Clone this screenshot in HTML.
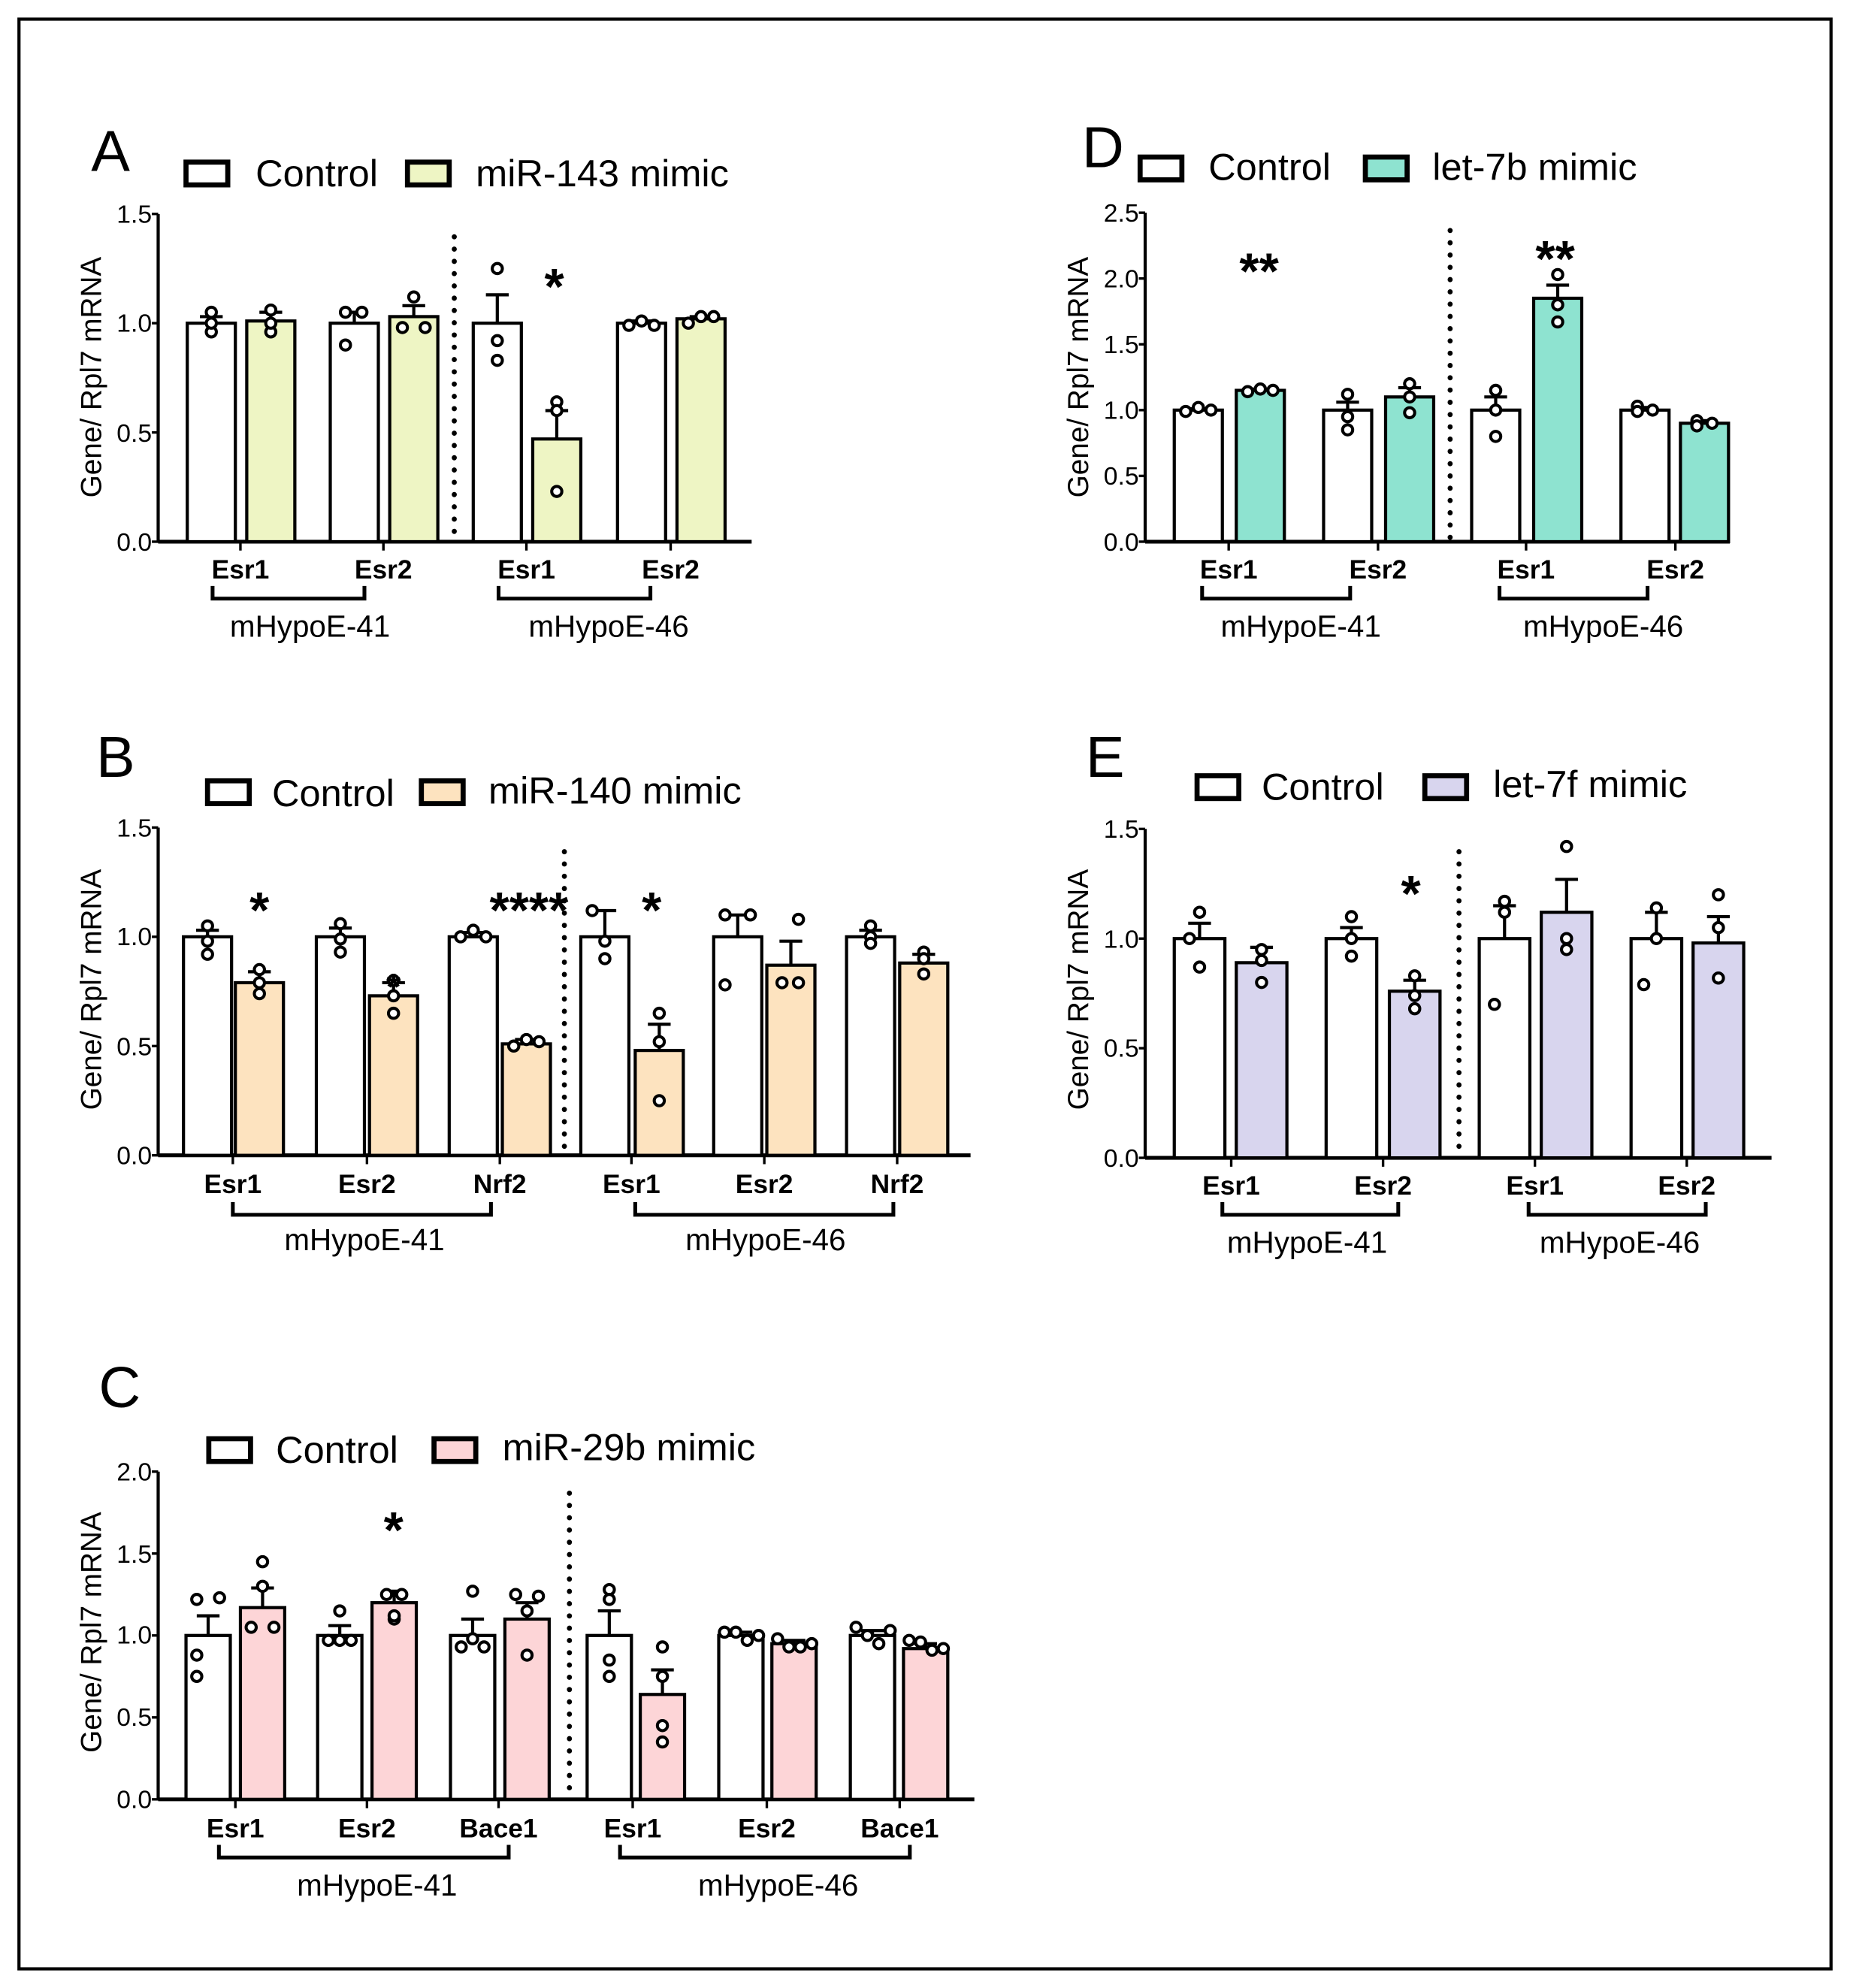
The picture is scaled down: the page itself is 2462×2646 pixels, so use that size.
<!DOCTYPE html>
<html><head><meta charset="utf-8"><style>
html,body{margin:0;padding:0;background:#fff}
svg{display:block}
text{font-family:"Liberation Sans",sans-serif;fill:#000}
.t{font-size:20px}
.c{font-size:21px;font-weight:bold}
.g{font-size:24px}
.y{font-size:23px}
.L{font-size:30px}
.P{font-size:46px}
.s{font-size:40px;font-weight:bold}
</style></head><body>
<svg id="s" width="2462" height="2646" viewBox="0 0 1462 1571" xmlns="http://www.w3.org/2000/svg">
<rect x="15" y="15" width="1432" height="1541" fill="none" stroke="#000" stroke-width="2.5"/>
<g id="g"></g>
<!-- Panel A text -->
<text class="P" x="72" y="135">A</text>
<text class="L" x="202" y="147">Control</text><text class="L" x="376" y="147">miR-143 mimic</text>
<text class="y" transform="translate(80,298) rotate(-90)" text-anchor="middle">Gene/ Rpl7 mRNA</text>
<text class="t" x="120" y="435" text-anchor="end">0.0</text><text class="t" x="120" y="349" text-anchor="end">0.5</text><text class="t" x="120" y="262" text-anchor="end">1.0</text><text class="t" x="120" y="176" text-anchor="end">1.5</text>
<text class="c" x="190" y="457" text-anchor="middle">Esr1</text><text class="c" x="303" y="457" text-anchor="middle">Esr2</text><text class="c" x="416" y="457" text-anchor="middle">Esr1</text><text class="c" x="530" y="457" text-anchor="middle">Esr2</text>
<text class="g" x="245" y="503" text-anchor="middle">mHypoE-41</text><text class="g" x="481" y="503" text-anchor="middle">mHypoE-46</text>
<text class="s" x="438" y="240" text-anchor="middle">*</text>
<!-- Panel B -->
<text class="P" x="76" y="614">B</text>
<text class="L" x="215" y="637">Control</text><text class="L" x="386" y="635">miR-140 mimic</text>
<text class="y" transform="translate(80,782) rotate(-90)" text-anchor="middle">Gene/ Rpl7 mRNA</text>
<text class="t" x="120" y="920" text-anchor="end">0.0</text><text class="t" x="120" y="834" text-anchor="end">0.5</text><text class="t" x="120" y="747" text-anchor="end">1.0</text><text class="t" x="120" y="661" text-anchor="end">1.5</text>
<text class="c" x="184" y="943" text-anchor="middle">Esr1</text><text class="c" x="290" y="943" text-anchor="middle">Esr2</text><text class="c" x="395" y="943" text-anchor="middle">Nrf2</text><text class="c" x="499" y="943" text-anchor="middle">Esr1</text><text class="c" x="604" y="943" text-anchor="middle">Esr2</text><text class="c" x="709" y="943" text-anchor="middle">Nrf2</text>
<text class="g" x="288" y="988" text-anchor="middle">mHypoE-41</text><text class="g" x="605" y="988" text-anchor="middle">mHypoE-46</text>
<text class="s" x="205" y="733" text-anchor="middle">*</text>
<text class="s" x="311" y="790" text-anchor="middle" style="font-size:30px">*</text>
<text class="s" x="418" y="733" text-anchor="middle">****</text>
<text class="s" x="515" y="733" text-anchor="middle">*</text>
<!-- Panel C -->
<text class="P" x="78" y="1112">C</text>
<text class="L" x="218" y="1156">Control</text><text class="L" x="397" y="1154">miR-29b mimic</text>
<text class="y" transform="translate(80,1290) rotate(-90)" text-anchor="middle">Gene/ Rpl7 mRNA</text>
<text class="t" x="120" y="1429" text-anchor="end">0.0</text><text class="t" x="120" y="1364" text-anchor="end">0.5</text><text class="t" x="120" y="1299" text-anchor="end">1.0</text><text class="t" x="120" y="1235" text-anchor="end">1.5</text><text class="t" x="120" y="1170" text-anchor="end">2.0</text>
<text class="c" x="186" y="1452" text-anchor="middle">Esr1</text><text class="c" x="290" y="1452" text-anchor="middle">Esr2</text><text class="c" x="394" y="1452" text-anchor="middle">Bace1</text><text class="c" x="500" y="1452" text-anchor="middle">Esr1</text><text class="c" x="606" y="1452" text-anchor="middle">Esr2</text><text class="c" x="711" y="1452" text-anchor="middle">Bace1</text>
<text class="g" x="298" y="1498" text-anchor="middle">mHypoE-41</text><text class="g" x="615" y="1498" text-anchor="middle">mHypoE-46</text>
<text class="s" x="311" y="1223" text-anchor="middle">*</text>
<!-- Panel D -->
<text class="P" x="855" y="132">D</text>
<text class="L" x="955" y="142">Control</text><text class="L" x="1132" y="142">let-7b mimic</text>
<text class="y" transform="translate(860,298) rotate(-90)" text-anchor="middle">Gene/ Rpl7 mRNA</text>
<text class="t" x="900" y="435" text-anchor="end">0.0</text><text class="t" x="900" y="383" text-anchor="end">0.5</text><text class="t" x="900" y="331" text-anchor="end">1.0</text><text class="t" x="900" y="279" text-anchor="end">1.5</text><text class="t" x="900" y="227" text-anchor="end">2.0</text><text class="t" x="900" y="175" text-anchor="end">2.5</text>
<text class="c" x="971" y="457" text-anchor="middle">Esr1</text><text class="c" x="1089" y="457" text-anchor="middle">Esr2</text><text class="c" x="1206" y="457" text-anchor="middle">Esr1</text><text class="c" x="1324" y="457" text-anchor="middle">Esr2</text>
<text class="g" x="1028" y="503" text-anchor="middle">mHypoE-41</text><text class="g" x="1267" y="503" text-anchor="middle">mHypoE-46</text>
<text class="s" x="995" y="228" text-anchor="middle">**</text>
<text class="s" x="1229" y="218" text-anchor="middle">**</text>
<!-- Panel E -->
<text class="P" x="858" y="614">E</text>
<text class="L" x="997" y="632">Control</text><text class="L" x="1180" y="630">let-7f mimic</text>
<text class="y" transform="translate(860,782) rotate(-90)" text-anchor="middle">Gene/ Rpl7 mRNA</text>
<text class="t" x="900" y="922" text-anchor="end">0.0</text><text class="t" x="900" y="835" text-anchor="end">0.5</text><text class="t" x="900" y="749" text-anchor="end">1.0</text><text class="t" x="900" y="662" text-anchor="end">1.5</text>
<text class="c" x="973" y="944" text-anchor="middle">Esr1</text><text class="c" x="1093" y="944" text-anchor="middle">Esr2</text><text class="c" x="1213" y="944" text-anchor="middle">Esr1</text><text class="c" x="1333" y="944" text-anchor="middle">Esr2</text>
<text class="g" x="1033" y="990" text-anchor="middle">mHypoE-41</text><text class="g" x="1280" y="990" text-anchor="middle">mHypoE-46</text>
<text class="s" x="1115" y="720" text-anchor="middle">*</text>
</svg>
<script>
var NS="http://www.w3.org/2000/svg",G=document.getElementById("g");
function el(n,a){var e=document.createElementNS(NS,n);for(var k in a)e.setAttribute(k,a[k]);G.appendChild(e);return e}
function panel(p){
 var y0=p.y0,u=p.u;
 el("line",{x1:p.ax,y1:y0,x2:p.ax,y2:p.ytop,stroke:"#000","stroke-width":2.5});
 p.ticks.forEach(function(v){el("line",{x1:p.ax-5,y1:y0-v*u,x2:p.ax,y2:y0-v*u,stroke:"#000","stroke-width":2})});
 el("line",{x1:p.ax,y1:y0,x2:p.xe,y2:y0,stroke:"#000","stroke-width":3});
 p.cats.forEach(function(x){el("line",{x1:x,y1:y0,x2:x,y2:y0+7,stroke:"#000","stroke-width":2})});
 el("line",{x1:p.dot,y1:p.dtop,x2:p.dot,y2:y0,stroke:"#000","stroke-width":4,"stroke-dasharray":"0.1 9.6","stroke-linecap":"round"});
 p.br.forEach(function(b){el("path",{d:"M"+b[0]+" "+(p.by-10)+"V"+p.by+"H"+b[1]+"V"+(p.by-10),fill:"none",stroke:"#000","stroke-width":3})});
 el("rect",{x:p.lg[0],y:p.lg[2],width:33,height:18,fill:"#fff",stroke:"#000","stroke-width":4});
 el("rect",{x:p.lg[1],y:p.lg[2],width:33,height:18,fill:p.col,stroke:"#000","stroke-width":4});
 p.bars.forEach(function(b,i){
  var x=b[0],w=p.w,m=b[1],s=b[2],pts=b[3],f=(i%2)?p.col:"#fff",top=y0-m*u;
  el("rect",{x:x,y:top,width:w,height:m*u,fill:f,stroke:"#000","stroke-width":2.5});
  var cx=x+w/2;
  if(s>0){el("line",{x1:cx,y1:top,x2:cx,y2:top-s*u,stroke:"#000","stroke-width":2.5});
   el("line",{x1:cx-9,y1:top-s*u,x2:cx+9,y2:top-s*u,stroke:"#000","stroke-width":2.5});}
  var n=pts.length;
  pts.forEach(function(v,j){var dx=(n==3?[-10,0,10]:[-13,-4,5,14])[j];
   if(b[4])dx=b[4][j];
   el("circle",{cx:cx+dx,cy:y0-v*u,r:4,fill:"#fff",stroke:"#000","stroke-width":2.4})});
 });
}
panel({ax:125,y0:428,u:172.7,ytop:169,ticks:[0,.5,1,1.5],xe:594,cats:[190,303,416,530],dot:359,dtop:187,by:473,br:[[168,288],[394,514]],lg:[147,322,128],col:"#eef5c4",w:38,
 bars:[[148,1,.03,[.96,1.05,1.0],[0,0,0]],[195,1.01,.04,[.96,1.06,1.0],[0,0,0]],[261,1,.05,[1.05,.9,1.05],[-7,-7,6]],[308,1.03,.05,[.98,1.12,.98],[-9,0,9]],
 [374,1,.13,[1.25,.92,.83],[0,0,0]],[421,.47,.13,[.64,.6,.23],[0,0,0]],[488,1,.01,[.99,1.01,.99]],[535,1.02,.01,[1.0,1.03,1.03]]]});
panel({ax:125,y0:913,u:172.7,ytop:654,ticks:[0,.5,1,1.5],xe:767,cats:[184,290,395,499,604,709],dot:446,dtop:673,by:960,br:[[184,388],[502,706]],lg:[164,333,617],col:"#fde3bf",w:38,
 bars:[[145,1,.03,[.98,1.05,.92],[0,0,0]],[186,.79,.05,[.79,.85,.74],[0,0,0]],[250,1,.04,[.99,1.06,.93],[0,0,0]],[292,.73,.06,[.73,.8,.65],[0,0,0]],[355,1,.02,[1.0,1.03,1.0]],[397,.51,.02,[.5,.53,.52]],
 [459,1,.12,[1.12,.98,.9],[-10,0,0]],[502,.48,.12,[.65,.52,.25],[0,0,0]],[564,1,.1,[1.1,1.1,.78],[-10,10,-10]],[606,.87,.11,[1.08,.79,.79],[6,-7,6]],[669,1,.03,[1.05,1,.97],[0,0,0]],[711,.88,.04,[.93,.9,.83],[0,0,0]]]});
panel({ax:125,y0:1422,u:129.5,ytop:1163,ticks:[0,.5,1,1.5,2],xe:770,cats:[186,290,394,500,606,711],dot:450,dtop:1180,by:1468,br:[[173,402],[490,719]],lg:[165,343,1137],col:"#fdd5d7",w:35,
 bars:[[147,1,.12,[1.22,1.23,.88,.75],[-9,9,-9,-9]],[190,1.17,.12,[1.45,1.3,1.05,1.05],[0,0,-9,9]],[251,1,.06,[1.15,.97,.97,.97],[0,-9,0,9]],[294,1.2,.07,[1.25,1.25,1.1,1.12],[-6,6,0,0]],[356,1,.1,[1.27,.98,.93,.93],[0,0,-9,9]],[399,1.1,.1,[1.25,1.24,1.15,.88],[-9,9,0,0]],
 [464,1,.15,[1.28,1.22,.85,.75],[0,0,0,0]],[506,.64,.15,[.93,.75,.45,.35],[0,0,0,0]],[568,1,.02,[1.02,1.02,.97,1.0]],[610,.95,.02,[.98,.93,.93,.95]],[672,1,.03,[1.05,1.0,.95,1.03]],[714,.92,.03,[.97,.96,.91,.92]]]});
panel({ax:905,y0:428,u:104,ytop:168,ticks:[0,.5,1,1.5,2,2.5],xe:1367,cats:[971,1089,1206,1324],dot:1146,dtop:182,by:473,br:[[950,1067],[1185,1302]],lg:[901,1079,124],col:"#8ee3d0",w:38,
 bars:[[928,1,.01,[.99,1.02,1.0]],[977,1.15,.01,[1.14,1.16,1.15]],[1046,1,.06,[1.12,.95,.85],[0,0,0]],[1095,1.1,.07,[1.2,1.1,.98],[0,0,0]],[1163,1,.1,[1.15,1.0,.8],[0,0,0]],[1212,1.85,.1,[2.03,1.8,1.67],[0,0,0]],[1281,1,.02,[1.03,.99,1.0],[-6,-6,6]],[1328,.9,.02,[.92,.9,.88],[-6,6,-6]]]});
panel({ax:905,y0:915,u:173.3,ytop:655,ticks:[0,.5,1,1.5],xe:1400,cats:[973,1093,1213,1333],dot:1153,dtop:673,by:960,br:[[966,1105],[1208,1348]],lg:[946,1126,613],col:"#d8d5ee",w:40,
 bars:[[928,1,.07,[1.12,1.0,.87],[0,-8,0]],[977,.89,.07,[.95,.9,.8],[0,0,0]],[1048,1,.05,[1.1,1.0,.92],[0,0,0]],[1098,.76,.05,[.83,.74,.68],[0,0,0]],[1169,1,.15,[1.17,1.12,.7],[0,0,-8]],[1218,1.12,.15,[1.42,1.0,.95],[0,0,0]],[1289,1,.12,[1.14,1.0,.79],[0,0,-10]],[1338,.98,.12,[1.2,1.05,.82],[0,0,0]]]});
</script>
</body></html>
▬▬▬
STATED EXERCISE => Copy every line of the listing where the word "size" appears.

RESULT OF THE EXERCISE =>
The picture is scaled down: the page itself is 2462×2646 pixels, so use that size.
.t{font-size:20px}
.c{font-size:21px;font-weight:bold}
.g{font-size:24px}
.y{font-size:23px}
.L{font-size:30px}
.P{font-size:46px}
.s{font-size:40px;font-weight:bold}
<text class="s" x="311" y="790" text-anchor="middle" style="font-size:30px">*</text>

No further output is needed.